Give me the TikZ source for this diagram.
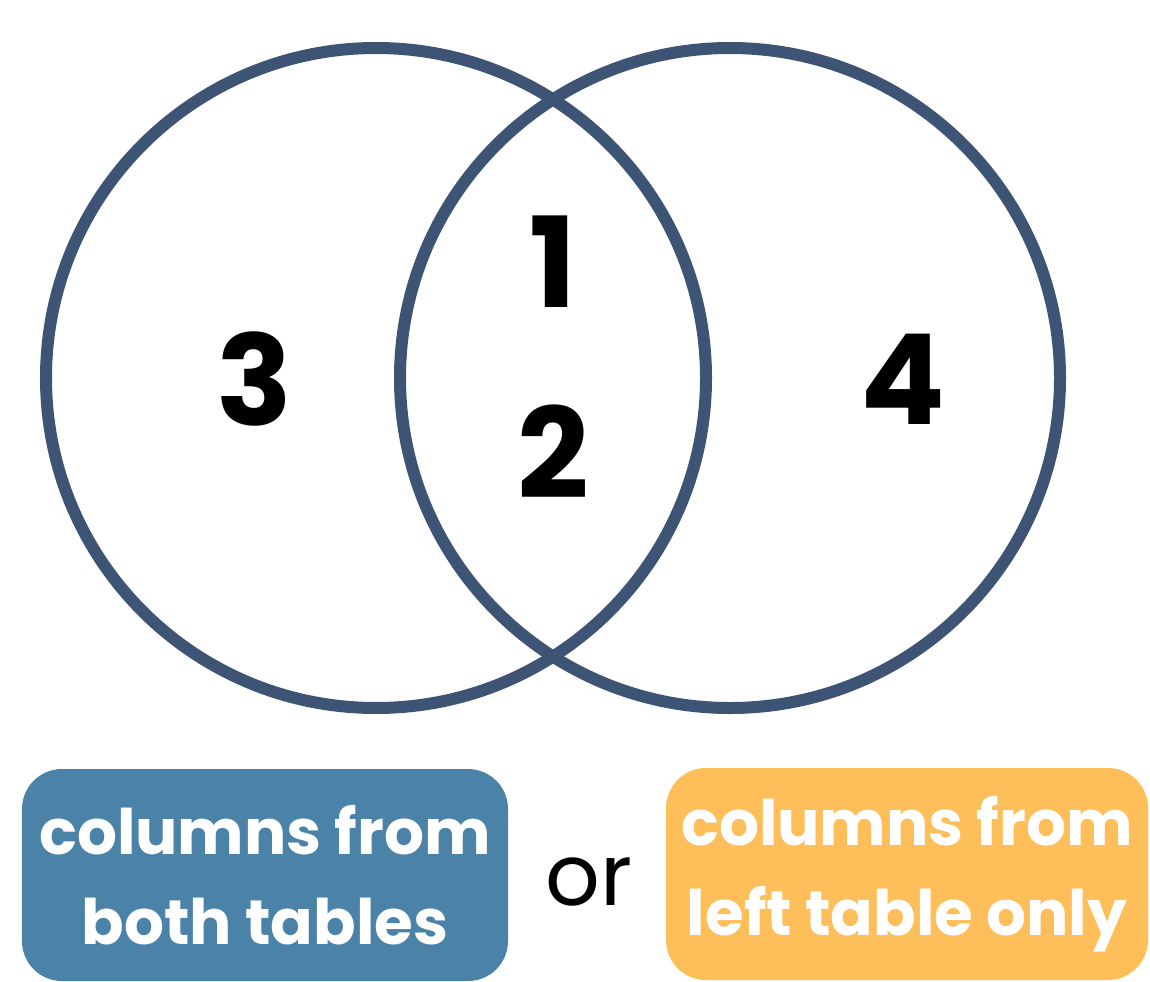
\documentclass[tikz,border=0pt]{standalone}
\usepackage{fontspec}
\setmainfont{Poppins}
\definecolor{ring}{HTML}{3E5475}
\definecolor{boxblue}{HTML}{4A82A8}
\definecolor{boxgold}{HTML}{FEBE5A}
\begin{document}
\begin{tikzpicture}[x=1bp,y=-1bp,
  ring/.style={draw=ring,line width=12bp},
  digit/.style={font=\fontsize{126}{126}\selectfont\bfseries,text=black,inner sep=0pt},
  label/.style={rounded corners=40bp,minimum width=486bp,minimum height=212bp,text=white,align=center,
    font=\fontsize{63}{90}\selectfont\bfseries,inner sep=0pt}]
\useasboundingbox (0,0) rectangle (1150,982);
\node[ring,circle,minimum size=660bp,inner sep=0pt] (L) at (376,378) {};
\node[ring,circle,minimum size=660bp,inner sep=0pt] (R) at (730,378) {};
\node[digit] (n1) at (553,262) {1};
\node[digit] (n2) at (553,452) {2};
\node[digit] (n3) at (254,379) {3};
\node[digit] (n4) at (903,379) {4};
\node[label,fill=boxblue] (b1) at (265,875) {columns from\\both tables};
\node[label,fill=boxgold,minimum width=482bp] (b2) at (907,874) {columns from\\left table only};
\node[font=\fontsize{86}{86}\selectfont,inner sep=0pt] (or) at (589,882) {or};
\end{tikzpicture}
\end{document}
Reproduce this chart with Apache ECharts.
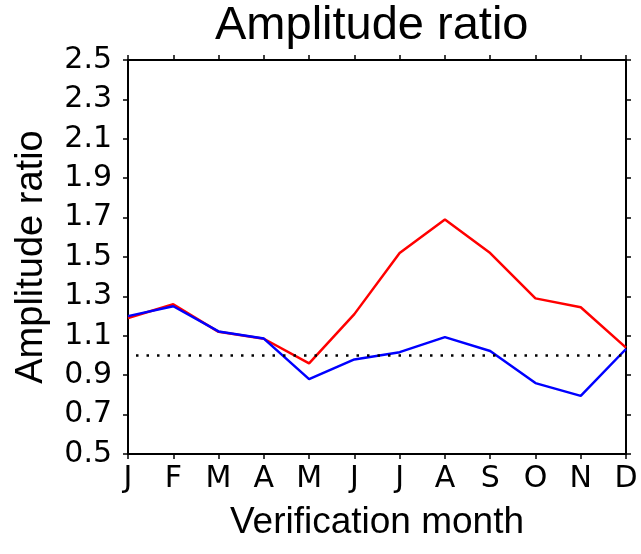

Work to be completed:
Omit every image. Quote each record exactly.

Output:
Give me the TikZ source for this diagram.
\documentclass[tikz,border=0pt]{standalone}
\usepackage{fontspec}
\setmainfont{Poppins}
\definecolor{ring}{HTML}{3E5475}
\definecolor{boxblue}{HTML}{4A82A8}
\definecolor{boxgold}{HTML}{FEBE5A}
\begin{document}
\begin{tikzpicture}[x=1bp,y=-1bp,
  ring/.style={draw=ring,line width=12bp},
  digit/.style={font=\fontsize{126}{126}\selectfont\bfseries,text=black,inner sep=0pt},
  label/.style={rounded corners=40bp,minimum width=486bp,minimum height=212bp,text=white,align=center,
    font=\fontsize{63}{90}\selectfont\bfseries,inner sep=0pt}]
\useasboundingbox (0,0) rectangle (1150,982);
\node[ring,circle,minimum size=660bp,inner sep=0pt] (L) at (376,378) {};
\node[ring,circle,minimum size=660bp,inner sep=0pt] (R) at (730,378) {};
\node[digit] (n1) at (553,262) {1};
\node[digit] (n2) at (553,452) {2};
\node[digit] (n3) at (254,379) {3};
\node[digit] (n4) at (903,379) {4};
\node[label,fill=boxblue] (b1) at (265,875) {columns from\\both tables};
\node[label,fill=boxgold,minimum width=482bp] (b2) at (907,874) {columns from\\left table only};
\node[font=\fontsize{86}{86}\selectfont,inner sep=0pt] (or) at (589,882) {or};
\end{tikzpicture}
\end{document}
Reproduce this chart with Apache ECharts.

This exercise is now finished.